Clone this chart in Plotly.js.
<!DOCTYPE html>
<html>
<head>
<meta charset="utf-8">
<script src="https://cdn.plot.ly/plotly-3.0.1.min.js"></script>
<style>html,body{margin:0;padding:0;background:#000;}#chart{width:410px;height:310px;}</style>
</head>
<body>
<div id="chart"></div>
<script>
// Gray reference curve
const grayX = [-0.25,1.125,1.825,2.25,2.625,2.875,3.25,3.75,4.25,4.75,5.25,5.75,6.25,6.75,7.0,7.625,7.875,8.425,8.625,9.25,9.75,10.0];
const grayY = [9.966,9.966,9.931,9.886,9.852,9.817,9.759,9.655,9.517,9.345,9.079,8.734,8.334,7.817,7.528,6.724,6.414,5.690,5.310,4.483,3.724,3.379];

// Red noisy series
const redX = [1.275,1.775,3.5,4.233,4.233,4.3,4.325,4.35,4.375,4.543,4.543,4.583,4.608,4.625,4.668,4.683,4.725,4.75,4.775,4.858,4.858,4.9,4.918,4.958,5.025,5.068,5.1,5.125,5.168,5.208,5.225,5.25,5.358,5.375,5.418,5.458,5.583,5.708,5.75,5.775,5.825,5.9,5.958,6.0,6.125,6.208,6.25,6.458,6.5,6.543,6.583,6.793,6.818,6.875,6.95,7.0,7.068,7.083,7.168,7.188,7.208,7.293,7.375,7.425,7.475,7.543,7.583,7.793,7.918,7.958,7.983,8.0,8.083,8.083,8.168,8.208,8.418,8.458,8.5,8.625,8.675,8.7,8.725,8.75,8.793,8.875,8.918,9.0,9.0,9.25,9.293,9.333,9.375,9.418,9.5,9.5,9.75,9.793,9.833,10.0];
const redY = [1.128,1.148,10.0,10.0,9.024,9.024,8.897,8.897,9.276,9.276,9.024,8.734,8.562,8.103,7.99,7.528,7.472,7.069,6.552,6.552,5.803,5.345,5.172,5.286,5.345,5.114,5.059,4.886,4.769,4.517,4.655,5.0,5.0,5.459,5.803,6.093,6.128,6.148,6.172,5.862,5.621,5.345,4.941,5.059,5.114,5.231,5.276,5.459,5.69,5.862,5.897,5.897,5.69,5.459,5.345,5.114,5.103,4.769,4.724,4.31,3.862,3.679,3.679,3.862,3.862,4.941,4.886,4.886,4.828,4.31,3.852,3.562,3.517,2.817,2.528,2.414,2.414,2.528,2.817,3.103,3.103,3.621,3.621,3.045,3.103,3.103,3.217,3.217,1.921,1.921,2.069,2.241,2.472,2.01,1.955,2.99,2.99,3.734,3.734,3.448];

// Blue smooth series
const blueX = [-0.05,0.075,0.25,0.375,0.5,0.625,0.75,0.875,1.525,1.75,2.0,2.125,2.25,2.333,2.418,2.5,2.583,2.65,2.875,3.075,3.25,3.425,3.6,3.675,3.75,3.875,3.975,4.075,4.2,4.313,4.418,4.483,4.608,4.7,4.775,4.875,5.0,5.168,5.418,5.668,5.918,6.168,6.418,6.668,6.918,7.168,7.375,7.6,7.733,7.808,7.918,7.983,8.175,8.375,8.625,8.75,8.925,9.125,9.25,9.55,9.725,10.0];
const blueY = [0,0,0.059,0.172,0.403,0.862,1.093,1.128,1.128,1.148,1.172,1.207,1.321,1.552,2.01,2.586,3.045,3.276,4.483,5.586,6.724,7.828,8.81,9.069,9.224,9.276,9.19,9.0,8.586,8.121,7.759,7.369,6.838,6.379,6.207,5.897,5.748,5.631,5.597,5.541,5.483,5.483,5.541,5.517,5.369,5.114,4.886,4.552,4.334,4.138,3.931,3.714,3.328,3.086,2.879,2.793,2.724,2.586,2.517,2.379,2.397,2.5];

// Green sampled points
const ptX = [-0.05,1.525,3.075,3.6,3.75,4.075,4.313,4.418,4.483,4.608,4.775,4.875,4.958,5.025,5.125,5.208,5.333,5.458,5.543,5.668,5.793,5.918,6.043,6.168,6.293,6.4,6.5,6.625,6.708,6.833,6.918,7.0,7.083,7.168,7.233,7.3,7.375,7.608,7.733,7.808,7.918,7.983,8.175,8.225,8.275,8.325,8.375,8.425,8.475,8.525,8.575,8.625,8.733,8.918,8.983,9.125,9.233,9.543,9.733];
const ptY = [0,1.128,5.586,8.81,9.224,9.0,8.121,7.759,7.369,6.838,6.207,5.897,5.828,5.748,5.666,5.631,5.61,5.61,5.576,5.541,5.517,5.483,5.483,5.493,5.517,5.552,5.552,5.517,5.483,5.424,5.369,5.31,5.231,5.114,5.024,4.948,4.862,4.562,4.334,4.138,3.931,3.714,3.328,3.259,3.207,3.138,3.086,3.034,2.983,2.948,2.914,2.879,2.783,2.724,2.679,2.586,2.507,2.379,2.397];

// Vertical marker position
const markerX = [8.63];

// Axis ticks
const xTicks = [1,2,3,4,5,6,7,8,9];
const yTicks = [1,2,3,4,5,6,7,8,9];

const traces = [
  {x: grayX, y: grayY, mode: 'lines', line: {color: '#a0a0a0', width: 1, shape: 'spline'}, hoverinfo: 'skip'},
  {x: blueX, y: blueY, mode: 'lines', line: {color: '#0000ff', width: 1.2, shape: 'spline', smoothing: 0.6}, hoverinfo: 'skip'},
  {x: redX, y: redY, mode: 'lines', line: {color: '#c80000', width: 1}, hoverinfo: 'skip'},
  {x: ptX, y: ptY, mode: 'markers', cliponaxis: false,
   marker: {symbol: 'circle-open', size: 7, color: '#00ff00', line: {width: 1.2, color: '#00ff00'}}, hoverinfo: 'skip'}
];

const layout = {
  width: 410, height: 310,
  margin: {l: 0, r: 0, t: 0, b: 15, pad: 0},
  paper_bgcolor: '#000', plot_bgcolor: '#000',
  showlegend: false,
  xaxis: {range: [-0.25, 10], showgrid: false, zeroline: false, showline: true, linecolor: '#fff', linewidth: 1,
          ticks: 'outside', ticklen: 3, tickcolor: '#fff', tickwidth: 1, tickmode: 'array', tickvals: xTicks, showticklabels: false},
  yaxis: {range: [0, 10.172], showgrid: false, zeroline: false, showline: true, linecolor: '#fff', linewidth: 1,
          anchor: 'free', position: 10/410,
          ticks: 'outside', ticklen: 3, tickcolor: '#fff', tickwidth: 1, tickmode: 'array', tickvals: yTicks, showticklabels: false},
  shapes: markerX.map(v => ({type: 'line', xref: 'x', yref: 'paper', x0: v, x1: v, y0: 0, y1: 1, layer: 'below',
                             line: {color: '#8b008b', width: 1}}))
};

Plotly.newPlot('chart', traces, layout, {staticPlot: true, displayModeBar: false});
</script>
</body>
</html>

····················

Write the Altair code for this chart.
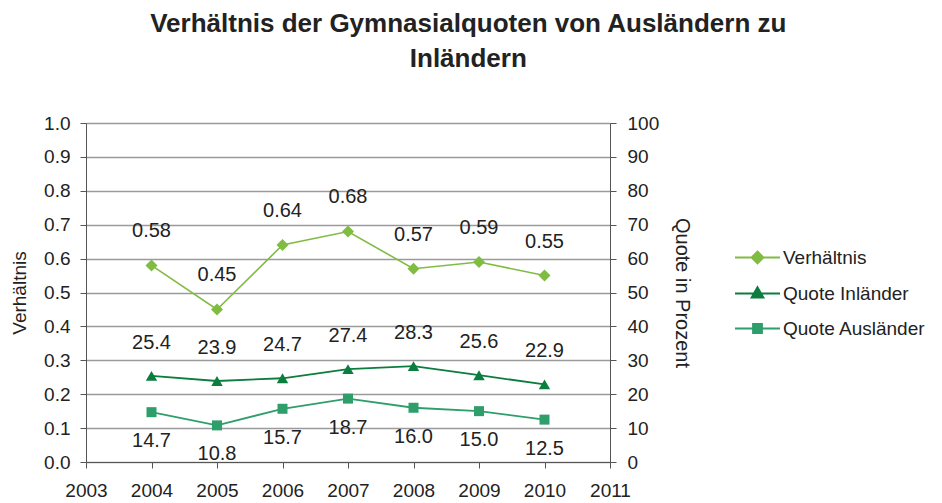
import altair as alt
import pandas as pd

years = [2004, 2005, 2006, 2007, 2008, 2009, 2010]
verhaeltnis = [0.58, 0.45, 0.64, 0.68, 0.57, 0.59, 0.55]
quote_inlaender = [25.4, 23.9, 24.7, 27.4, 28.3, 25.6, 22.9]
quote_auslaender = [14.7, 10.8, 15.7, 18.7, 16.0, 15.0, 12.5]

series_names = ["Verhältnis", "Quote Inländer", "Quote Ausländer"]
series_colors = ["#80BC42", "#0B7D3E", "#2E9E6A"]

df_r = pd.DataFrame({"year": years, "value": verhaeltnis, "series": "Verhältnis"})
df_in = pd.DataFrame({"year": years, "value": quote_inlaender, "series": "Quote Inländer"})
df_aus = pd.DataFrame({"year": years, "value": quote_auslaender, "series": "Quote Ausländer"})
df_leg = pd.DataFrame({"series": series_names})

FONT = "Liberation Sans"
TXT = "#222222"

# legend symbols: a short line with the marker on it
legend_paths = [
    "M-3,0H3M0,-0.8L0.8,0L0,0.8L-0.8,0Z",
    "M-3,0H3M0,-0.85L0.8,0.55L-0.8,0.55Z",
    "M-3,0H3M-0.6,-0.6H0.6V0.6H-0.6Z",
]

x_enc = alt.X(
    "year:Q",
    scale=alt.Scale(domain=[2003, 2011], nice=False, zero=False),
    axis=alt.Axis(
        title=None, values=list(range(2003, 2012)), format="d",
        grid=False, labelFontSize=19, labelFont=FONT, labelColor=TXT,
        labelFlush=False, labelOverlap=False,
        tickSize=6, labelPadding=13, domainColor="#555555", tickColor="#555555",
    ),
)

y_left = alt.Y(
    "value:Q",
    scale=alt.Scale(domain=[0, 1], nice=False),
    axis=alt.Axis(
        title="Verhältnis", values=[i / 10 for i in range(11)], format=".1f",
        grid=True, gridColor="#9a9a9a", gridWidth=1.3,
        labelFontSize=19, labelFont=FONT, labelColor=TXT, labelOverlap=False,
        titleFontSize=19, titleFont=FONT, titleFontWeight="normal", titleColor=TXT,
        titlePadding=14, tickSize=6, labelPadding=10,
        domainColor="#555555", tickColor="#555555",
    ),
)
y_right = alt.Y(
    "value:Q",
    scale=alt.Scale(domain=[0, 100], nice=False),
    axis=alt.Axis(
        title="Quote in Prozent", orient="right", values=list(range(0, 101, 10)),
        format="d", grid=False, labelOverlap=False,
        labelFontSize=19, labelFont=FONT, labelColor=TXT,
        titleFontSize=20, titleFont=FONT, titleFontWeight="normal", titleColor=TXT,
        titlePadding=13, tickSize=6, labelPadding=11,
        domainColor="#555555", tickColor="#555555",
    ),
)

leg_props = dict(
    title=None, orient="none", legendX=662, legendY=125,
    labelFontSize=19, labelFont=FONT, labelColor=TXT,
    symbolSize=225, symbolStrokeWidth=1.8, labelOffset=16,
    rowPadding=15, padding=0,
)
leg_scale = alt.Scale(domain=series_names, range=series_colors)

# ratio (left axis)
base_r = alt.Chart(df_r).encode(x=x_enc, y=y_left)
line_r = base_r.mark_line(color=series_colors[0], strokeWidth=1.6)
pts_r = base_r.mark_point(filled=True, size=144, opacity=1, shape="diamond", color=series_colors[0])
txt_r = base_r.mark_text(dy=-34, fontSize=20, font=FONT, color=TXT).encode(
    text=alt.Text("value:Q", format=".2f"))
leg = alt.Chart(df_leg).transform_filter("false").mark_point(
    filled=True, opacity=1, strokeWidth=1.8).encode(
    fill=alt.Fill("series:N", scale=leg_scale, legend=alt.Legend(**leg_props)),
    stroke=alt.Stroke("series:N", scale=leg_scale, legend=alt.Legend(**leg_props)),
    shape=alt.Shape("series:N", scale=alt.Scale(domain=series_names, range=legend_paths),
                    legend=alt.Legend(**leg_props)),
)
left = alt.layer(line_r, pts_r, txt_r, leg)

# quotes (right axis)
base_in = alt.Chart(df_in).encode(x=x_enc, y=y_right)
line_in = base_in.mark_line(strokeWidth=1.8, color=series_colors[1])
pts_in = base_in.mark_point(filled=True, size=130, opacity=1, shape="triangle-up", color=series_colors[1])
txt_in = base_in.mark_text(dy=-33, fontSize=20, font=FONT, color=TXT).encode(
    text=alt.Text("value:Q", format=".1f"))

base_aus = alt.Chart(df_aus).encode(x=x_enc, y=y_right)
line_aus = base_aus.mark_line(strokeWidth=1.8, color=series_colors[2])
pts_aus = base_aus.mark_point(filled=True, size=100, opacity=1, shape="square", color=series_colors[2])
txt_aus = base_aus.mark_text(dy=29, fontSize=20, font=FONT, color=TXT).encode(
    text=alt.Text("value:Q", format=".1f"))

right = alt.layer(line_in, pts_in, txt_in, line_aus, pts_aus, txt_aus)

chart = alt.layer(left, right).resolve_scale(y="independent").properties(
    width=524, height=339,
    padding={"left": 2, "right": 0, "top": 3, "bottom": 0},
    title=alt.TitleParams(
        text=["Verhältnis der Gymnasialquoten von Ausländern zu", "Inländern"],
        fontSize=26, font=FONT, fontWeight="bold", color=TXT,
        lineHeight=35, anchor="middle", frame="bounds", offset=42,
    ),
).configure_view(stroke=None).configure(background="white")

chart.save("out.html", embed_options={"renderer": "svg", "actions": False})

····················

▶ [GOAL] Which lines contain "this"? Show each of them.

▶ [ANSWER TO THE TASK]
Clone this chart in Plotly.js.
Write the Altair code for this chart.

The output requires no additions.